Friday, June 18, 1999
The issue: Governor Cayetano vetoed a bill extending the life of a Hawaiian Home Lands claims panel for one year.
Governors veto on
Our view: The Legislature should correct the problems cited by the governor in his veto message.
BY vetoing a bill extending the life of the Hawaiian Home Lands Trust Individual Claims Review panel for one year, Governor Cayetano has angered many Hawaiian Homes claimants. However, his reasons seem valid.
Panel chairman Peter Trask said the veto leaves more than 2,000 claims before the panel in limbo. The only recourse for claimants now is to file lawsuits, he said. Of the 4,327 claims originally filed, 47 percent remain before the panel, 13 percent have been awarded damages and 40 percent were dismissed or closed.
Cayetano, in his veto message, said the panel has "misapplied" what claims should be heard and the formula for damages. He blamed the Legislature for failing to correct the problem.
Enactment of the law extending the panel, the governor said, would prolong the erroneous standards for another year. "This, in turn, will perpetuate the beneficiaries' misunderstanding that the panel's recommended awards are valid," he argued. "This misunderstanding by the beneficiaries cannot be allowed to continue."
If the Legislature wants to revive the claims review process, it should correct the problems cited by the governor.
The issue: China refuses to accept the U.S. explanation for NATO's bombing of the chinese embassy in Belgrade.
Our view: By sending a top diplomat to Beijing to make the explanation, the United States has done all it reasonably could to convince the Chinese.
THE Clinton administration sent Undersecretary of State Thomas Pickering to Beijing to explain the circumstances that resulted in the accidental bombing of the Chinese embassy in Belgrade. But China responded that the explanation was "unconvincing" and rejected the U.S. position that the attack was a mistake.
That's enough kowtowing to Beijing. We haven't seen any apology for China's theft of nuclear weapons secrets or its gross abuses of human rights.
If Beijing refuses to accept the U.S. explanation, so be it. The United States has done all it reasonably could to make amends for the deaths of three Chinese and damage to the embassy. It shouldn't grovel.
The Xinhua news agency quoted Chinese Foreign Minister Tang Jiaxuan as saying Beijing still wants the U.S. to give a "satisfactory explanation" of the incident. His remarks came during a meeting with Pickering, Xinhua said.
The "satisfactory explanation" Beijing wants would be nothing less than a confession that the bombing was deliberate, which it certainly wasn't.
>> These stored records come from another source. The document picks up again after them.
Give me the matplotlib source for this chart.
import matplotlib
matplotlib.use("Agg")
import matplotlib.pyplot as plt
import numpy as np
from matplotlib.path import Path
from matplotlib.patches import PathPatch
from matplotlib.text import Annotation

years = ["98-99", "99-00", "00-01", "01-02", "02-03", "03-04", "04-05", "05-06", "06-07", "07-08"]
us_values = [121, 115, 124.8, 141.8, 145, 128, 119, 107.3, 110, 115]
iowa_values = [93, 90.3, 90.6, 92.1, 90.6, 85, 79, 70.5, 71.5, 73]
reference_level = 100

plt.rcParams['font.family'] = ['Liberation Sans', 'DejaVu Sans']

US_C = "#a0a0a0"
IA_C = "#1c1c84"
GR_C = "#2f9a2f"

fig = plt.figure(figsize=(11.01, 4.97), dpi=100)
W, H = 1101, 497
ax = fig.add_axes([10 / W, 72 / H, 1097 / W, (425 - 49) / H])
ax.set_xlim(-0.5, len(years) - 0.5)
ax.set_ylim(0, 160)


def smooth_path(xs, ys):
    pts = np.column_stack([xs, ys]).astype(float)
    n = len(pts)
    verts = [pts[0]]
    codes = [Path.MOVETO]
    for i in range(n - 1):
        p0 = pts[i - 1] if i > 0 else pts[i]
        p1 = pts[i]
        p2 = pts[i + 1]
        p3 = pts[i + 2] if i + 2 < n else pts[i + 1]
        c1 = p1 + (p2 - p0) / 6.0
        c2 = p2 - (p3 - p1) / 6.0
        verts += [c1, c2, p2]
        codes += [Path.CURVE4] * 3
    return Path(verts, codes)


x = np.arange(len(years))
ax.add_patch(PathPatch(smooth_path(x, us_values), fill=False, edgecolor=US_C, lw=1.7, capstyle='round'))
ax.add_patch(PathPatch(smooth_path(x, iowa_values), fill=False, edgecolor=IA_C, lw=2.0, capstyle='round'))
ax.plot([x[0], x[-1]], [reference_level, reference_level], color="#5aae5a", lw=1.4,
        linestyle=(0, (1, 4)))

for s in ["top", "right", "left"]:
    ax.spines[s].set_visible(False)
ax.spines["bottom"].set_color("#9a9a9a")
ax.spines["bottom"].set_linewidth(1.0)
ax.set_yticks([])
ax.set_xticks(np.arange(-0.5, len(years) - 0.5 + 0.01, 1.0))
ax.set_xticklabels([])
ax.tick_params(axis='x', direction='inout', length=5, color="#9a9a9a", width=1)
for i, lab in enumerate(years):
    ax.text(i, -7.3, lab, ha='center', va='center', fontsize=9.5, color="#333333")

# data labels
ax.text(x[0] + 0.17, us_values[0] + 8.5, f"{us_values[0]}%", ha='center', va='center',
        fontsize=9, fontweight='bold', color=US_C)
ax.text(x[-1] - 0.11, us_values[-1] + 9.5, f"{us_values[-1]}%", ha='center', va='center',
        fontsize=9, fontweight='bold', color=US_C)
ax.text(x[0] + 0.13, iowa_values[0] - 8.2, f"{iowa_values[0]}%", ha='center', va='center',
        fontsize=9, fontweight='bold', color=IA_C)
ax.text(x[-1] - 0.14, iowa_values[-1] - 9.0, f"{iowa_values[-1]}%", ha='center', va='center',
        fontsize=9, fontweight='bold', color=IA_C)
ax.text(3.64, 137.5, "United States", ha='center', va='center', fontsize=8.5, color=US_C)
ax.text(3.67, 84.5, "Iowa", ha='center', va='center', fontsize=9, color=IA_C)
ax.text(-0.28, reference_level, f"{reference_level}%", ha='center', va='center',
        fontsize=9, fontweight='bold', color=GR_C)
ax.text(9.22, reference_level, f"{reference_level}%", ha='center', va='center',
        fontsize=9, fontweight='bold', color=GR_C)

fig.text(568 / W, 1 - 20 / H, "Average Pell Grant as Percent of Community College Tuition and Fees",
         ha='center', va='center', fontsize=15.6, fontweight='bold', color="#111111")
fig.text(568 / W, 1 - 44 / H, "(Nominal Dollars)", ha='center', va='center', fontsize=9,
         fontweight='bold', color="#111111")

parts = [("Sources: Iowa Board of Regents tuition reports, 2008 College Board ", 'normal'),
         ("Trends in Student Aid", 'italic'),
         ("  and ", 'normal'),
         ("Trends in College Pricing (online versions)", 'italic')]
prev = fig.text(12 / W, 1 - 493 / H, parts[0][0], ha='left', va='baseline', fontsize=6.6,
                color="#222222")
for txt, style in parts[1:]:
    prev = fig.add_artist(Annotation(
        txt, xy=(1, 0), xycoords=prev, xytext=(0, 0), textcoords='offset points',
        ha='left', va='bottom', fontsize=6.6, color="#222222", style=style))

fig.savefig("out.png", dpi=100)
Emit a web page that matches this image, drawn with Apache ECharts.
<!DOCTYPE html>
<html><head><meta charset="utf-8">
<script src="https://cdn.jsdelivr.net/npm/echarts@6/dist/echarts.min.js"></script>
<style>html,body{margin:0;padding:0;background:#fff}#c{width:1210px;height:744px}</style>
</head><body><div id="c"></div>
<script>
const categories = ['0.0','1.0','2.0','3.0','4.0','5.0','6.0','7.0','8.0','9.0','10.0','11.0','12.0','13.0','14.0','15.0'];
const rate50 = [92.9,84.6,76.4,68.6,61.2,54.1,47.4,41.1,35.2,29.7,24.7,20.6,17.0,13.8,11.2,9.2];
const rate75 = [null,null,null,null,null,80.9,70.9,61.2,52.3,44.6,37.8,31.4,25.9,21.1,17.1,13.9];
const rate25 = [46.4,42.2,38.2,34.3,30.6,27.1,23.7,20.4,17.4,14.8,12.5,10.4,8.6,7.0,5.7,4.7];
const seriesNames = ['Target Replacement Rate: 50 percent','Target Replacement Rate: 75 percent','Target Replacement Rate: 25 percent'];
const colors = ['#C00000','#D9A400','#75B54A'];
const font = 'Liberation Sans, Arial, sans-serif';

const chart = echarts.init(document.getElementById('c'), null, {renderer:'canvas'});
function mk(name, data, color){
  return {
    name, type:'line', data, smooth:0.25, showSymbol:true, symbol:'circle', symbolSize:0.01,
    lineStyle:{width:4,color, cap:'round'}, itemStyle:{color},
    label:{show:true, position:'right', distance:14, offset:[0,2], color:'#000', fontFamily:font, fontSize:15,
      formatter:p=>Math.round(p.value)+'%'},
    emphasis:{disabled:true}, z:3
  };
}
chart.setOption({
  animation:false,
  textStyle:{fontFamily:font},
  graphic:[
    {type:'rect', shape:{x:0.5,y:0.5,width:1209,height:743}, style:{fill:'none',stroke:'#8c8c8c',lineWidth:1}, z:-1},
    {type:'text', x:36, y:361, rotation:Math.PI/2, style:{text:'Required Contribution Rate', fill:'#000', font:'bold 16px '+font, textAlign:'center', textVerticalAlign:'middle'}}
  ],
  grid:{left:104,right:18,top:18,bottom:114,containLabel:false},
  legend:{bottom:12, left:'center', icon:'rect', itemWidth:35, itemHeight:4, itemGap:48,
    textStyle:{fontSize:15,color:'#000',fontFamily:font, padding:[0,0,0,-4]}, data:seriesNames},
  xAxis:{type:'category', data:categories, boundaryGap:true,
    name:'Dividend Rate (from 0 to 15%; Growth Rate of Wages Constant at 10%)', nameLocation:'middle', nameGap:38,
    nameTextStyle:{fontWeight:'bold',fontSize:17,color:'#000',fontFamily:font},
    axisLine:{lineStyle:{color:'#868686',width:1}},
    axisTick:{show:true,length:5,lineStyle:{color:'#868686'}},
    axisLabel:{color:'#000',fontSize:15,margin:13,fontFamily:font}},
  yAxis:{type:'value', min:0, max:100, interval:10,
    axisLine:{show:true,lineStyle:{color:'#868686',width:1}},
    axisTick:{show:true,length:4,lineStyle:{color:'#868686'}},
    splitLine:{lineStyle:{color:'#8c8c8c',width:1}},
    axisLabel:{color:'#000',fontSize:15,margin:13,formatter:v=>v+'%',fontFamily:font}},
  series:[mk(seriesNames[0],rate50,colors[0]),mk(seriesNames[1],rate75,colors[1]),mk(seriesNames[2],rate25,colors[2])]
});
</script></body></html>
Pickering reportedly told Tang that the technique used for locating the air strike's intended target was flawed, and cited shortcomings in U.S. intelligence and military targeting databases. He added that systems to catch target errors also failed -- regrettable, to be sure, when the location of the embassy could have been easily ascertained, but hardly a deliberate decision to attack China.
Pickering left the Chinese capital after releasing a statement saying the U.S. "looks forward to further productive discussions with China in the mutual interest of the two countries."
That is to be hoped for, but it won't happen if the Chinese leadership continues to milk this monumental blunder for its propaganda value.
The issue: A state of emergency has been declared on Guadalcanal to deal with ethnic unrest.
Strife in Solomons
Our view: The government must take swift action to prevent the conflict from spreading.
IT'S not on the horrific scale of a Kosovo, but violence has also become a reality in the Southwest Pacific. Islanders on Bougainville have been fighting for independence from Papua New Guinea.
In New Caledonia, there has been fighting between the Melanesians seeking independence and French settlers.
In Fiji, tensions between Melanesians and Indian immigrants, which led to a coup 10 years ago and restrictions on Indian political representation, are still a concern.
Now a state of emergency has been declared on Guadalcanal in the Solomons to deal with ethnic violence that has left three dead and dozens of houses burned. Thousands of people have fled to the capital, Honiara.
On Saturday, 10 Guadalcanal islanders attacked the workers' quarters at a palm oil plantation, capping 10 months of turbulence. The group, armed with guns, spears, knives and axes, killed three men and forced the evacuation of workers and their families to a school in Honiara.
Guadalcanal islanders are campaigning to have immigrants from other islands in the Solomons sent home. They also seek compensation for social problems such as rising crime, which they say is a result of the national capital being established on Guadalcanal.
Police Commissioner Frank Short said he was confident police could contain the unrest, terming the violence sporadic and localized. "I am optimistic it will not spread. We are looking at reconciliation, which is the Melanesian way," Short said.
Reconciliation would be ideal, but the government must act decisively to make it clear that further violence will not be tolerated.